I started a Thanksgiving post earlier in the week but I have written and re-written it, trying to express some of my thoughts. It's tough! Not because I have nothing to be thankful for, but because my heart is so full.
Now, I'm not gonna lie, this time of year is not easy... I miss my little brother more than ever- I think it's because when he was alive I could be sure I would see him around the holidays and his absence breaks my heart.
But I am learning that joy is not the absence of pain, but the presence of God.

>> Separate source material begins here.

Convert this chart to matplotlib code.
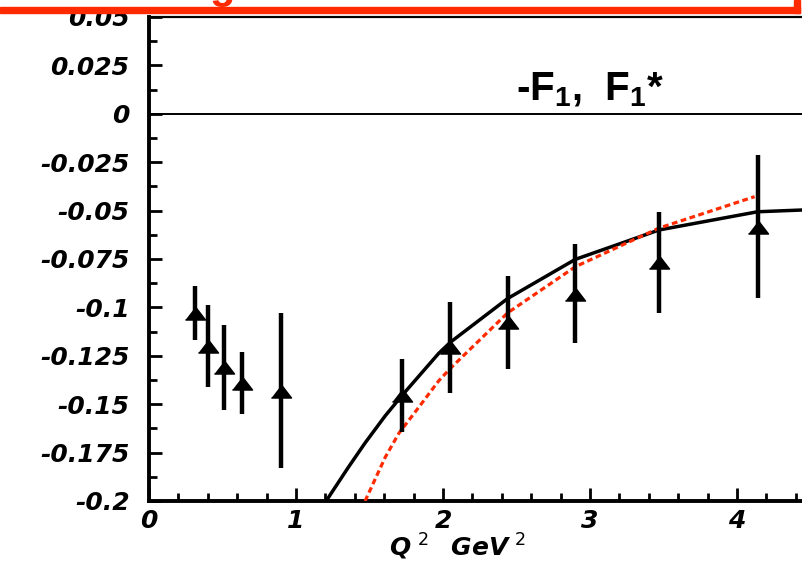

I keep thinking of the first few verses of 1 Peter:
Blessed be the God and Father of our Lord Jesus Christ! According to his great mercy, he has caused us to be born again to a living hope through the resurrection of Jesus Christ from the dead, to an inheritance that is imperishable, undefiled, and unfading, kept in heaven for you, who by God’s power are being guarded through faith for a salvation ready to be revealed in the last time. In this you rejoice, though now for a little while, if necessary, you have been grieved by various trials, so that the tested genuineness of your faith—more precious than gold that perishes though it is tested by fire—may be found to result in praise and glory and honor at the revelation of Jesus Christ. Though you have not seen him, you love him. Though you do not now see him, you believe in him and rejoice with joy that is inexpressible and filled with glory, obtaining the outcome of your faith, the salvation of your souls.